Bei Personen, die im Verlauf ihres Lebens eingebürgert wurden, ist die Rücknahme der Einbürgerung nach einer Entscheidung des Bundesverfassungsgerichts möglich, wenn die deutsche Staatsangehörigkeit durch Täuschung, Drohung oder Gewalt erworben wurde. Ein solcher Fall liegt zum Beispiel vor, wenn eine Person bei der Einbürgerung unwahrheitsgemäß behauptet, dass sie sich zur freiheitlichen demokratischen Grundordnung bekenne. Die Rücknahme der Einbürgerung ist nach aktueller Gesetzeslage bis zu fünf Jahre nach der Einbürgerung möglich. Diese Option des Entzugs der deutschen Staatsangehörigkeit ist also insgesamt nur ein Ausnahmefall. Erstens können viele deutsche Staatsangehörige mit Migrationshintergrund davon gar nicht betroffen sein, weil sie nie eingebürgert wurden, sondern per Geburt Deutsche sind. Das ist z.B. der Fall, wenn die Person ein deutsches Elternteil hat und dadurch per Geburt die deutsche Staatsangehörigkeit erhalten hat. Außerdem erhalten seit der Staatsbürgerschaftsreform von 2000 auch in Deutschland geborene Kinder von zwei ausländischen Eltern unter bestimmten Voraussetzungen per Geburt die deutsche Staatsangehörigkeit. Zweitens müsste, wenn eine Person im Verlauf ihres Lebens eingebürgert wurde, die Einbürgerung durch Täuschung, Drohung oder Gewalt erfolgt sein (und dies innerhalb von fünf Jahren aufgedeckt werden), damit die Einbürgerung rückgängig gemacht werden könnte.

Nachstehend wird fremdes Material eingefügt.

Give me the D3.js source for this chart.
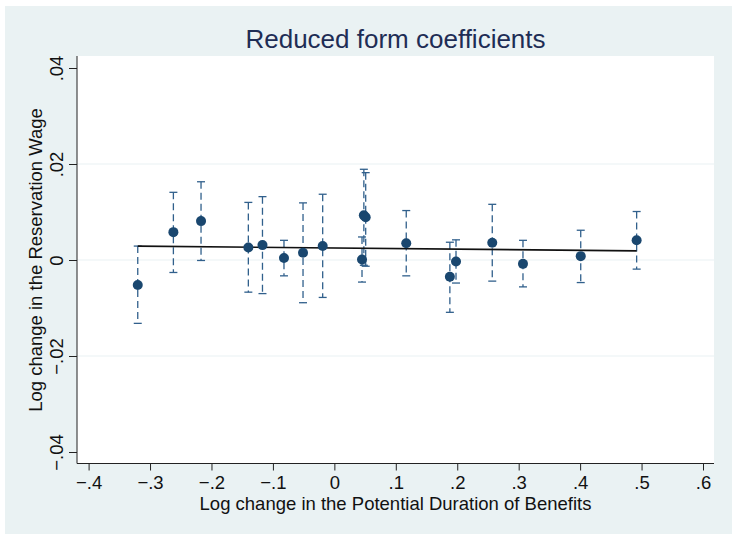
<!DOCTYPE html>
<html>
<head>
<meta charset="utf-8">
<script src="https://cdn.jsdelivr.net/npm/d3@7"></script>
<style>
  body { margin: 0; background: #fff; }
  text { font-family: 'Liberation Sans', Arial, Helvetica, sans-serif; }
</style>
</head>
<body>
<div id="chart"></div>
<script>
// duration change (x), coefficient and 95% CI (y)
const xValues = [-0.320, -0.262, -0.217, -0.140, -0.117, -0.082, -0.051, -0.019, 0.045, 0.048, 0.051, 0.117, 0.188, 0.198, 0.257, 0.307, 0.401, 0.492]
const coefs = [-0.0052, 0.0058, 0.0081, 0.0026, 0.0031, 0.0004, 0.0015, 0.0029, 0.0001, 0.0093, 0.0089, 0.0035, -0.0035, -0.0003, 0.0036, -0.0008, 0.0008, 0.0041]
const ciLow = [-0.0132, -0.0026, -0.0001, -0.0067, -0.0070, -0.0033, -0.0089, -0.0078, -0.0046, -0.0011, -0.0013, -0.0033, -0.0109, -0.0048, -0.0044, -0.0056, -0.0047, -0.0019]
const ciHigh = [0.0029, 0.0141, 0.0163, 0.0120, 0.0132, 0.0041, 0.0119, 0.0137, 0.0048, 0.0189, 0.0182, 0.0103, 0.0037, 0.0042, 0.0116, 0.0041, 0.0062, 0.0101]

// linear fit drawn over the range of the points
const fitX = [-0.320, 0.492]
const fitY = [0.0029, 0.0019]

const xTicks = [-0.4, -0.3, -0.2, -0.1, 0, 0.1, 0.2, 0.3, 0.4, 0.5, 0.6]
const yTicks = [-0.04, -0.02, 0, 0.02, 0.04]
const yGrid = [-0.02, 0, 0.02]

const width = 732
const height = 534
const plot = { left: 77, right: 714, top: 56, bottom: 463.5 }

const fmt = d => (d === 0 ? '0' : d3.format('.2~f')(d).replace('0.', '.'))

const svg = d3
  .select('#chart')
  .append('svg')
  .attr('width', width)
  .attr('height', height)

const xScale = d3.scaleLinear().domain([-0.4, 0.6]).range([88.6, 703])
const yScale = d3.scaleLinear().domain([-0.04, 0.04]).range([452, 68])

// backgrounds
svg
  .append('rect')
  .attr('x', 5)
  .attr('y', 6)
  .attr('width', width - 5)
  .attr('height', height - 6)
  .attr('fill', '#eaf2f3')

svg
  .append('rect')
  .attr('x', plot.left)
  .attr('y', plot.top)
  .attr('width', plot.right - plot.left)
  .attr('height', plot.bottom - plot.top)
  .attr('fill', '#fff')

// grid
svg
  .selectAll('.grid')
  .data(yGrid)
  .enter()
  .append('line')
  .attr('class', 'grid')
  .attr('x1', plot.left)
  .attr('x2', plot.right)
  .attr('y1', d => yScale(d))
  .attr('y2', d => yScale(d))
  .attr('stroke', '#eaf2f3')
  .attr('stroke-width', 1.2)

// axes
const xAxis = svg
  .append('g')
  .attr('transform', `translate(0,${plot.bottom})`)
  .call(
    d3
      .axisBottom(xScale)
      .tickValues(xTicks)
      .tickFormat(fmt)
      .tickSize(7)
      .tickSizeOuter(0)
  )
xAxis.select('.domain').attr('d', `M${plot.left},0H${plot.right}`)

const yAxis = svg
  .append('g')
  .attr('transform', `translate(${plot.left},0)`)
  .call(
    d3
      .axisLeft(yScale)
      .tickValues(yTicks)
      .tickFormat(fmt)
      .tickSize(8)
      .tickSizeOuter(0)
  )
yAxis.select('.domain').attr('d', `M0,${plot.top}V${plot.bottom}`)

svg.selectAll('.domain, .tick line').attr('stroke', '#222').attr('stroke-width', 1)
svg
  .selectAll('.tick text')
  .attr('fill', '#111')
  .style('font-size', '18.5px')

xAxis.selectAll('.tick text').attr('dy', '15px')

yAxis
  .selectAll('.tick text')
  .attr('text-anchor', 'middle')
  .attr('x', 0)
  .attr('dy', 0)
  .attr('transform', 'translate(-14,0) rotate(-90)')

// error bars
const data = xValues.map((x, i) => ({ x, y: coefs[i], lo: ciLow[i], hi: ciHigh[i] }))

svg
  .selectAll('.ci')
  .data(data)
  .enter()
  .append('line')
  .attr('class', 'ci')
  .attr('x1', d => xScale(d.x))
  .attr('x2', d => xScale(d.x))
  .attr('y1', d => yScale(d.hi))
  .attr('y2', d => yScale(d.lo))
  .attr('stroke', '#31608c')
  .attr('stroke-width', 1.3)
  .attr('stroke-dasharray', '7,4')

const caps = svg.append('g')
data.forEach(d => {
  ;[d.lo, d.hi].forEach(v => {
    caps
      .append('line')
      .attr('x1', xScale(d.x) - 4)
      .attr('x2', xScale(d.x) + 4)
      .attr('y1', yScale(v))
      .attr('y2', yScale(v))
      .attr('stroke', '#31608c')
      .attr('stroke-width', 1.3)
  })
})

// fit line
svg
  .append('line')
  .attr('x1', xScale(fitX[0]))
  .attr('x2', xScale(fitX[1]))
  .attr('y1', yScale(fitY[0]))
  .attr('y2', yScale(fitY[1]))
  .attr('stroke', '#111')
  .attr('stroke-width', 1.6)

// points
svg
  .selectAll('.pt')
  .data(data)
  .enter()
  .append('circle')
  .attr('class', 'pt')
  .attr('cx', d => xScale(d.x))
  .attr('cy', d => yScale(d.y))
  .attr('r', 5)
  .attr('fill', '#1a476f')

// titles
svg
  .append('text')
  .text('Reduced form coefficients')
  .attr('x', (plot.left + plot.right) / 2)
  .attr('y', 47.5)
  .attr('text-anchor', 'middle')
  .attr('fill', '#1e2d55')
  .style('font-size', '26px')

svg
  .append('text')
  .text('Log change in the Potential Duration of Benefits')
  .attr('x', (plot.left + plot.right) / 2)
  .attr('y', 510)
  .attr('text-anchor', 'middle')
  .attr('fill', '#111')
  .style('font-size', '18.5px')

svg
  .append('text')
  .text('Log change in the Reservation Wage')
  .attr('transform', `translate(42,${yScale(0)}) rotate(-90)`)
  .attr('text-anchor', 'middle')
  .attr('fill', '#111')
  .style('font-size', '18.5px')
</script>
</body>
</html>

Insgesamt kann also festgehalten werden, dass die Vorstellung, deutsche Staatsangehörige mit Migrationshintergrund könnten abgeschoben werden, im Kern eine Phantasie ist. Eine Abschiebung ist unmöglich, während die betroffene Person die deutsche Staatsangehörigkeit besitzt. Bei Personen mit Migrationshintergrund, die nur die deutsche Staatsbürgerschaft besitzen, ist ein Entzug der deutschen Staatsbürgerschaft per Grundgesetz ausgeschlossen, so dass auch die Abschiebung nicht möglich ist. Bei Personen mit doppelter Staatsangehörigkeit gibt es hohe Hürden dafür, die deutsche Staatsbürgerschaft zu entziehen, und aktuell liegt kein Gesetz für einen Entzug der Staatsbürgerschaft vor; daher ist die Abschiebung dieser Personen aktuell ebenfalls nicht möglich. Bei Personen mit Migrationshintergrund, die eingebürgert wurden, kann die Einbürgerung nur dann rückgängig gemacht werden, wenn sie unrechtmäßig – zum Beispiel durch Täuschung – erfolgt ist, und auch dann nur in einem begrenzten Zeitraum.